Freeport, Grand Bahama was envisioned as the ultimate island utopia, by its creator, Wallace Groves. Groves wanted to create a magnificent city out of the jungle that was Grand Bahama in 1955. He envisioned a hotel paradise, an economic free trade zone, and a gambling mecca where the rich and the famous would flock to. To ensure the reality of this Freeport dream, there was an employment mandate in place, which essentially meant that non-Bahamian staff, specifically non-negro staff, were to be employed from the highest to the lowest levels throughout the hotels. From top management, down to security guards and even waitresses, all were expected to be white, foreign nationals. Where there would be an interface between hotel guest and employee, that employee in the new city of Freeport needed to be white.
By June 1968, this non-Bahamian employment mandate was being challenged in unexpected ways.
A significant social change in 1967 led to the election of the first Bahamian government under negro leadership. The new government, taking office in January 1967, had been lobbying Wallace Groves, his Freeport Port Authority and Freeport hotel management to reverse their rigid employment policies. In other words, Freeport had to hire more native negro Grand Bahamians.
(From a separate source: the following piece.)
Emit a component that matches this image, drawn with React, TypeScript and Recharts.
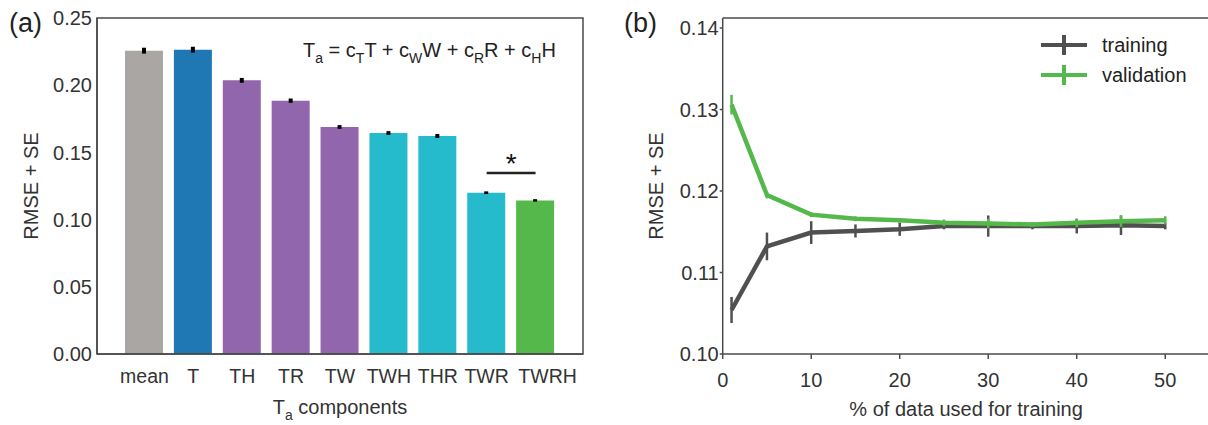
import React from "react";
import { Bar, BarChart, Cell, ErrorBar, Legend, Line, LineChart, ReferenceLine, XAxis, YAxis } from "recharts";

const FONT = '"Liberation Sans", Arial, Helvetica, sans-serif';
const TEXT = '#333';
const AXIS = '#4a4a4a';

// panel (a)
const components = ['mean', 'T', 'TH', 'TR', 'TW', 'TWH', 'THR', 'TWR', 'TWRH'];
const rmse = [0.2257, 0.2264, 0.2036, 0.1885, 0.1689, 0.1644, 0.1622, 0.1200, 0.1143];
const rmseErr = [0.0022, 0.0022, 0.0018, 0.0016, 0.0014, 0.0014, 0.0015, 0.0010, 0.0009];
const barTicks = [0, 0.05, 0.1, 0.15, 0.2, 0.25];
const BAR_COLORS = ['#a9a6a4', '#1f77b4', '#9166ad', '#9166ad', '#9166ad', '#26bacd', '#26bacd', '#26bacd', '#55b84b'];
const LAST = components.length - 1;

// panel (b)
const pctTraining = [1, 5, 10, 15, 20, 25, 30, 35, 40, 45, 50];
const trainRmse = [0.1054, 0.1132, 0.1149, 0.1151, 0.1153, 0.1157, 0.1157, 0.1157, 0.1157, 0.1158, 0.1157];
const trainErr = [0.0016, 0.0017, 0.0014, 0.0008, 0.0008, 0.0004, 0.0013, 0.0004, 0.0009, 0.0012, 0.0004];
const validRmse = [0.1306, 0.1195, 0.1171, 0.1166, 0.1164, 0.1161, 0.1160, 0.1159, 0.1161, 0.1163, 0.1164];
const validErr = [0.0012, 0.0004, 0.0003, 0.0003, 0.0003, 0.0004, 0.0006, 0.0003, 0.0005, 0.0007, 0.0005];
const pctTicks = [0, 10, 20, 30, 40, 50];
const lineTicks = [0.10, 0.11, 0.12, 0.13, 0.14];
const PCT_MAX = 55;
const LINE_Y_MAX = 0.14123;

const TRAIN_COLOR = '#505050';
const VALID_COLOR = '#55b84b';

// page layout (px): plot boxes of both panels
const H = 425;
const PLOT_TOP = 18;
const PLOT_BOTTOM = 354;
const X_AXIS_H = 60;
const Y_AXIS_W = 80;
const A_WIDTH = 600;
const A_LEFT = 97;
const A_RIGHT = 583;
const B_OFFSET = 600;
const B_WIDTH = 620;
const B_LEFT = 722.7;
const B_RIGHT = 1209.5;

const barData = components.map((name, i) => ({ name, rmse: rmse[i], err: rmseErr[i] }));
const lineData = pctTraining.map((pct, i) => ({
  pct,
  train: trainRmse[i],
  trainErr: trainErr[i],
  valid: validRmse[i],
  validErr: validErr[i],
}));

const legendItems = [
  { name: 'training', color: TRAIN_COLOR },
  { name: 'validation', color: VALID_COLOR },
];

const tickStyle = { fontSize: 20, fill: TEXT, fontFamily: FONT };
const frameLine = { stroke: AXIS, strokeWidth: 1.5 };

const LegendContent = () => (
  <div style={{ fontFamily: FONT, fontSize: 20, color: '#222' }}>
    {legendItems.map(item => (
      <div key={item.name} style={{ display: 'flex', alignItems: 'center', height: 30 }}>
        <svg width={48} height={24}>
          <line x1={1} y1={12} x2={47} y2={12} stroke={item.color} strokeWidth={4} />
          <line x1={24} y1={2} x2={24} y2={22} stroke={item.color} strokeWidth={4} />
        </svg>
        <span style={{ marginLeft: 14 }}>{item.name}</span>
      </div>
    ))}
  </div>
);

// the last label sits a little to the right of its bar in the original
const ComponentTick = ({ x, y, payload, index }: any) => (
  <text x={x + (index === LAST ? 12 : 0)} y={y} dy="0.71em" textAnchor="middle" fontSize={19.5} fill={TEXT} fontFamily={FONT}>
    {payload.value}
  </text>
);

const ComponentsLabel = ({ viewBox }: any) => {
  const cx = viewBox.x + viewBox.width / 2;
  const y = viewBox.y + X_AXIS_H;
  return (
    <text x={cx} y={y} textAnchor="middle" fontSize={20} fill={TEXT} fontFamily={FONT}>
      T<tspan fontSize={14} dy={6}>a</tspan><tspan dy={-6}> components</tspan>
    </text>
  );
};

export default function App() {
  return (
    <div style={{ position: 'absolute', left: 0, top: 0, width: 1208, height: H, overflow: 'hidden', background: '#fff', fontFamily: FONT }}>
      <div style={{ position: 'absolute', left: 0, top: 0 }}>
        <BarChart
          width={A_WIDTH}
          height={H}
          data={barData}
          margin={{ top: PLOT_TOP, right: A_WIDTH - A_RIGHT, left: A_LEFT - Y_AXIS_W, bottom: H - PLOT_BOTTOM - X_AXIS_H }}
        >
          <XAxis
            dataKey="name"
            interval={0}
            padding={{ left: 23, right: 23 }}
            tickLine={false}
            tickSize={0}
            tickMargin={15}
            height={X_AXIS_H}
            tick={<ComponentTick />}
            axisLine={frameLine}
            label={{ content: <ComponentsLabel /> }}
          />
          <YAxis
            domain={[0, 0.25]}
            ticks={barTicks}
            tickFormatter={(v: number) => v.toFixed(2)}
            tickLine={false}
            tickSize={0}
            tickMargin={5}
            width={Y_AXIS_W}
            tick={tickStyle}
            axisLine={frameLine}
            label={{ value: 'RMSE + SE', angle: -90, position: 'insideLeft', offset: 14, fontSize: 20, fill: TEXT, style: { textAnchor: 'middle', fontFamily: FONT } }}
          />
          <Bar dataKey="rmse" barSize={38} isAnimationActive={false}>
            {barData.map((d, i) => (
              <Cell key={d.name} fill={BAR_COLORS[i]} />
            ))}
            <ErrorBar dataKey="err" width={0} stroke="#000" strokeWidth={4} direction="y" />
          </Bar>
          <ReferenceLine
            segment={[{ x: 'TWR', y: 0.1347 }, { x: 'TWRH', y: 0.1347 }]}
            stroke="#222"
            strokeWidth={2.5}
            label={{ value: '*', position: 'top', offset: 0, fontSize: 28, fill: '#111', fontFamily: FONT }}
          />
        </BarChart>
      </div>

      <div style={{ position: 'absolute', left: B_OFFSET, top: 0 }}>
        <LineChart
          width={B_WIDTH}
          height={H}
          data={lineData}
          margin={{ top: PLOT_TOP, right: B_OFFSET + B_WIDTH - B_RIGHT, left: B_LEFT - B_OFFSET - Y_AXIS_W, bottom: H - PLOT_BOTTOM - X_AXIS_H }}
        >
          <XAxis
            dataKey="pct"
            type="number"
            domain={[0, PCT_MAX]}
            ticks={pctTicks}
            tickSize={5}
            tickMargin={14}
            height={X_AXIS_H}
            tick={tickStyle}
            tickLine={frameLine}
            axisLine={frameLine}
            label={{ value: '% of data used for training', position: 'insideBottom', offset: -2, fontSize: 20, fill: TEXT, fontFamily: FONT }}
          />
          <YAxis
            domain={[0.1, LINE_Y_MAX]}
            ticks={lineTicks}
            tickFormatter={(v: number) => v.toFixed(2)}
            tickSize={3}
            tickMargin={1}
            width={Y_AXIS_W}
            tick={tickStyle}
            tickLine={frameLine}
            axisLine={frameLine}
            allowDataOverflow
            label={{ value: 'RMSE + SE', angle: -90, position: 'insideLeft', offset: 13.3, fontSize: 20, fill: TEXT, style: { textAnchor: 'middle', fontFamily: FONT } }}
          />
          <Legend
            layout="vertical"
            align="center"
            verticalAlign="middle"
            wrapperStyle={{ left: 440, top: 30, width: 170 }}
            content={<LegendContent />}
          />
          <Line type="linear" dataKey="train" stroke={TRAIN_COLOR} strokeWidth={4.5} dot={false} isAnimationActive={false}>
            <ErrorBar dataKey="trainErr" width={0} stroke={TRAIN_COLOR} strokeWidth={2.5} direction="y" />
          </Line>
          <Line type="linear" dataKey="valid" stroke={VALID_COLOR} strokeWidth={4.5} dot={false} isAnimationActive={false}>
            <ErrorBar dataKey="validErr" width={0} stroke={VALID_COLOR} strokeWidth={2.5} direction="y" />
          </Line>
        </LineChart>
      </div>

      {/* plot frames, panel letters and the model equation */}
      <svg width={1208} height={H} style={{ position: 'absolute', left: 0, top: 0, pointerEvents: 'none' }}>
        <rect x={A_LEFT} y={PLOT_TOP} width={A_RIGHT - A_LEFT} height={PLOT_BOTTOM - PLOT_TOP} fill="none" stroke={AXIS} strokeWidth={1.5} />
        <line x1={B_LEFT} y1={PLOT_TOP} x2={B_RIGHT} y2={PLOT_TOP} stroke={AXIS} strokeWidth={1.5} />
        <text x={9} y={32} fontSize={27} fill="#222" fontFamily={FONT}>(a)</text>
        <text x={624} y={32} fontSize={27} fill="#222" fontFamily={FONT}>(b)</text>
        <text x={303} y={57} fontSize={20} fill="#222" fontFamily={FONT}>
          T<tspan fontSize={14} dy={6}>a</tspan>
          <tspan dy={-6}> = c</tspan><tspan fontSize={14} dy={6}>T</tspan>
          <tspan dy={-6}>T + c</tspan><tspan fontSize={14} dy={6}>W</tspan>
          <tspan dy={-6}>W + c</tspan><tspan fontSize={14} dy={6}>R</tspan>
          <tspan dy={-6}>R + c</tspan><tspan fontSize={14} dy={6}>H</tspan>
          <tspan dy={-6}>H</tspan>
        </text>
      </svg>
    </div>
  );
}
Progress had been painfully slow in this regard. Soon, some locals decided to take matters into their own hands.
News of an unprovoked attack by negro natives on white tourists, as they enjoying their holiday in Freeport hotels, was carried around the world.
Fears of a black uprising were said to be chasing potential investors away. The new negro led government, under Premiere Lynden Pindling was also said to have no control whatsoever over Wallace Groves, and his creation, the city of Freeport.
On Saturday June 17, 1968, a “roaming band of Bahamian Negroes” brandishing knives, stormed through four Freeport hotels, breaking furniture and assaulting guests. They were demonstrating against unfair hiring practices which excluded employing blacks on the island in Freeport hotels.